Delegates heard from Lucy Michalska, ILA’s Regulatory and Scientific Affairs Officer, that the ILA voluntary blood lead reduction programme now includes 46 sites involved in primary lead production or recycling – up from 32 sites in 2013 when the initiative was launched. And the geographic spread of participants has widened significantly, involving companies in China and India as well as Europe and North America and it includes almost 7000 employees.
At the end of 2022 the average employee blood lead measurement among ILA members was 11.85 micrograms per decilitre, compared to 17 in 2013. Approximately 13 per cent of workers in the programme still have a blood lead above our voluntary target of 20 micrograms per decilitre demonstrating why it is a challenge to achieve the proposed new regulatory standards being discussed in Europe without a transition period and/or special consideration for workers whose blood lead values exceed the limit because of past, historically higher exposures.
However, the results presented during the workshop highlighted that the programme has been effective in encouraging continuous improvement in participating companies’ performance reducing workplace lead exposures.
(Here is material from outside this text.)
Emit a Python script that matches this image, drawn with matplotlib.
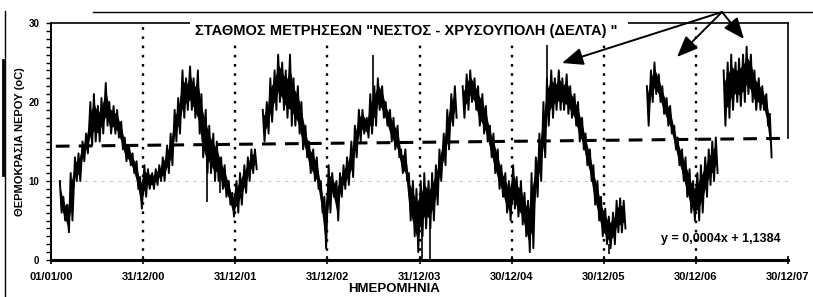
import numpy as np
import pandas as pd
import matplotlib
matplotlib.use("Agg")
import matplotlib.pyplot as plt
from matplotlib.lines import Line2D
from matplotlib.patches import Rectangle

plt.rcParams['font.family'] = ['Liberation Sans', 'DejaVu Sans']
nan = np.nan

# half-monthly (8th / 22nd) low and high of the daily water temperature (oC)
lo_2000 = [nan, nan, 6, 5, 3.5, 5, 10, 10, 12.5, 13.5, 14.5, 15, 15, 16, 17, 16, 16, 15.5, 14, 12.5, 12, 11, 9, 6.5]
hi_2000 = [nan, nan, 10, 8, 7, 11, 13, 13.5, 15, 16, 20, 21, 19.5, 20.5, 22.4, 20, 19.5, 19, 17.5, 15.5, 14.5, 13.5, 12.5, 10.5]
lo_2001 = [8, 9, 9, 9.5, 10, 10, 11, 12, 15, 16, 18, 19, 19, 18, 16, 13, 11, 11, 10, 10, 9, 8, 7, 5.5]
hi_2001 = [12, 11.5, 11, 11.5, 12, 13, 14.5, 16, 19, 20.5, 24, 23, 24.5, 23, 24, 21, 19, 17, 16, 15, 13, 12, 10, 8.5]
lo_2002 = [6, 7, 8.5, 10, 11, 11.5, nan, 15, 16, 17.5, 19, 20, 19, 18, 17, 17, 16, 14, 13, 11, 10, 9, 6, 1.5]
hi_2002 = [10, 11, 12, 13, 14, 14, nan, 19, 20, 23, 24, 26, 25, 24, 26, 23, 22, 20, 17, 15, 14, 13, 10, 8]
lo_2003 = [6, 8, 5, 8, 9, 9.5, 10.5, 13, 15, 16, 15.5, 16, 17, 19, 18, 17, 15, 14, 13, 11, 10, 5, 3, 1]
hi_2003 = [12, 11, 10, 11, 12, 13, 15, 17, 19, 19, 18, 21, 22, 23, 22, 20, 19, 18, 17, 14, 14, 11, 10, 9]
lo_2004 = [3, 4, 4, 5, 7, 10, 12, 14, 17, 18, nan, 18, 19, 20, 19, 17, 16, 15, 13, 11, 9, 8, 6, 5]
hi_2004 = [10, 11, 10, 11, 12, 14, 16, 19, 21, 22, nan, 22, 23.5, 24, 23, 22, 21, 19.5, 17, 16, 14, 12, 11, 10]
lo_2005 = [6.5, 5.5, 4.5, 3, 1, 1.5, 8, 10, 13, 17, 18, 19, 19, 19, 18.5, 18, 17, 15, 14, 12, 10, 7, 5, 3]
hi_2005 = [12, 10.5, 10, 8.5, 7.5, 11, 13, 16, 20, 23, 24, 23, 24, 23, 23.5, 22, 21, 20, 18, 16, 14, 12, 10, 8]
lo_2006 = [2, 1.5, 2, 3.5, 3.5, 4, nan, nan, nan, nan, nan, 17, 20, 21, 20, 18.5, 17, 16, 14, 12, 10, 8, 6, 5]
hi_2006 = [6.5, 5.5, 6, 7.5, 7.8, 7.5, nan, nan, nan, nan, nan, 22, 24, 25, 23.5, 22, 20.5, 19.5, 17, 15.5, 14, 13, 11.5, 10]
lo_2007 = [5, 6, 8, 9.5, 10, 11, nan, 17, 18, 19, 20, 19.5, 20, 21, 20, 19, 19, 19, 17, 13, nan, nan, nan, nan]
hi_2007 = [11, 12, 13, 14, 15, 15.5, nan, 24, 25, 26, 25, 25.5, 26, 27, 26, 24, 23, 22, 21, 18.5, nan, nan, nan, nan]

# isolated spikes of the daily record
spike_dates = ['2001-09-10', '2001-10-30', '2003-07-01', '2004-01-08', '2004-02-10',
               '2005-05-20', '2006-01-20']
spike_base = [15, 12, 17, 5, 5, 20, 2]
spike_tip = [7.4, 8.5, 25.9, 0, 0, 27.2, 0.8]

# linear trend line end points
trend_dates = ['2000-01-20', '2007-12-30']
trend_vals = [14.4, 15.4]

tick_dates = ['2000-01-01', '2000-12-31', '2001-12-31', '2002-12-31', '2003-12-31',
              '2004-12-30', '2005-12-30', '2006-12-30', '2007-12-30']
tick_labels = ['01/01/00', '31/12/00', '31/12/01', '31/12/02', '31/12/03',
               '30/12/04', '30/12/05', '30/12/06', '30/12/07']

title = 'ΣΤΑΘΜΟΣ ΜΕΤΡΗΣΕΩΝ "ΝΕΣΤΟΣ - ΧΡΥΣΟΥΠΟΛΗ (ΔΕΛΤΑ) "'
ylabel = 'ΘΕΡΜΟΚΡΑΣΙΑ ΝΕΡΟΥ (oC)'
xlabel = 'ΗΜΕΡΟΜΗΝΙΑ'
equation = 'y = 0,0004x + 1,1384'

lo = np.concatenate([lo_2000, lo_2001, lo_2002, lo_2003, lo_2004, lo_2005, lo_2006, lo_2007])
hi = np.concatenate([hi_2000, hi_2001, hi_2002, hi_2003, hi_2004, hi_2005, hi_2006, hi_2007])
dates = pd.date_range('2000-01-01', '2007-12-31', freq='SMS') + pd.Timedelta(days=7)

# zig-zag trace between the highs and the lows (imitates the daily noise)
zz_x = np.empty(2 * len(dates), dtype='datetime64[ns]')
zz_x[0::2] = (dates - pd.Timedelta(days=3)).values
zz_x[1::2] = (dates + pd.Timedelta(days=4)).values
zz_y = np.empty(2 * len(dates))
zz_y[0::2] = hi
zz_y[1::2] = lo
core_lo = lo + 0.22 * (hi - lo)
core_hi = hi - 0.22 * (hi - lo)

W, H = 813, 297
fig = plt.figure(figsize=(W / 100, H / 100), dpi=100)
L, R, T, B = 51, 788, 23, 260
ax = fig.add_axes([L / W, 1 - B / H, (R - L) / W, (B - T) / H])

tdates = pd.to_datetime(tick_dates)
ax.set_xlim(tdates[0], tdates[-1])
ax.set_ylim(0, 30)

ax.axhline(10, color='#bdbdbd', lw=0.6, ls=(0, (4, 6)), zorder=0)

for d in tdates[1:-1]:
    ax.plot([d, d], [0, 30], color='black', lw=1.7, ls=(0, (1.1, 2.8)), zorder=1)

ax.fill_between(dates, core_lo, core_hi, color='black', lw=0, zorder=2)
ax.plot(zz_x, zz_y, color='black', lw=1.4, zorder=2)
ax.vlines(pd.to_datetime(spike_dates), spike_base, spike_tip, color='black', lw=1.2, zorder=2)

ax.plot(pd.to_datetime(trend_dates), trend_vals, color='black', lw=2.2,
        ls=(0, (4.5, 3)), zorder=3)

ax.set_yticks([0, 10, 20, 30])
ax.set_yticks(np.arange(0, 31, 1), minor=True)
ax.set_xticks(tdates)
ax.set_xticklabels(tick_labels)
ax.tick_params(axis='y', which='both', direction='out', length=3.5, width=1.0, pad=5,
               labelsize=7)
ax.tick_params(axis='x', which='major', direction='inout', length=6, width=1.2, pad=5.5,
               labelsize=8)
for lab in ax.get_xticklabels() + ax.get_yticklabels():
    lab.set_fontweight('bold')

ax.spines['left'].set_linewidth(1.4)
ax.spines['bottom'].set_linewidth(2.2)
ax.spines['top'].set_linewidth(1.2)
ax.spines['right'].set_linewidth(1.2)
ax.spines['right'].set_bounds(trend_vals[-1], 30)

ax.text(0.99, 0.09, equation, transform=ax.transAxes, ha='right', va='center',
        fontsize=9, fontweight='bold')

# title box covering the top frame
fig.add_artist(Rectangle((190 / W, 1 - 40 / H), 438 / W, 22 / H,
                         transform=fig.transFigure, facecolor='white', edgecolor='none',
                         zorder=4))
fig.text(406 / W, 1 - 31 / H, title, ha='center', va='center', fontsize=10.5,
         fontweight='bold', zorder=5)

fig.text(20 / W, 1 - 142 / H, ylabel, rotation=90, ha='center', va='center',
         fontsize=8, fontweight='bold')
fig.text(394 / W, 1 - 289.5 / H, xlabel, ha='center', va='center', fontsize=9.5,
         fontweight='bold')

# outer frame fragments
fig.add_artist(Line2D([93 / W, 1], [1 - 11.5 / H] * 2, transform=fig.transFigure,
                      color='black', lw=1.0))
fig.add_artist(Line2D([5 / W, 5 / W], [0, 1 - 11 / H], transform=fig.transFigure,
                      color='black', lw=1.0))
fig.add_artist(Line2D([3 / W, 3 / W], [1 - 175 / H, 1 - 60 / H], transform=fig.transFigure,
                      color='black', lw=2.0))

# arrows
src = (722, H - 12)
for tx, ty in [(562, 63), (677, 57), (744, 39)]:
    ax.annotate('', xy=(tx, H - ty), xycoords='figure pixels', xytext=src,
                textcoords='figure pixels',
                arrowprops=dict(arrowstyle='-|>,head_length=0.8,head_width=0.33',
                                color='black', lw=1.4,
                                mutation_scale=16, shrinkA=0, shrinkB=0),
                annotation_clip=False)

fig.savefig('out.png', dpi=100)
The workshop also heard direct from companies on their experiences in reducing lead exposures from EHS professionals representing Clarios, Glencore and the Polish metal producer KGHM. And delegates received practical solutions-based advice from engineering specialists Engitec and exposure control equipment suppliers Gore and 3M.
Delegates will now take these valuable lessons back to their workplaces and continue with efforts to reduce employee lead exposures to levels as low as practicable in line with the guidelines published by the four participating associations, ILA, EUROBAT, Battery Council International and the Association of Battery Recyclers in 2022.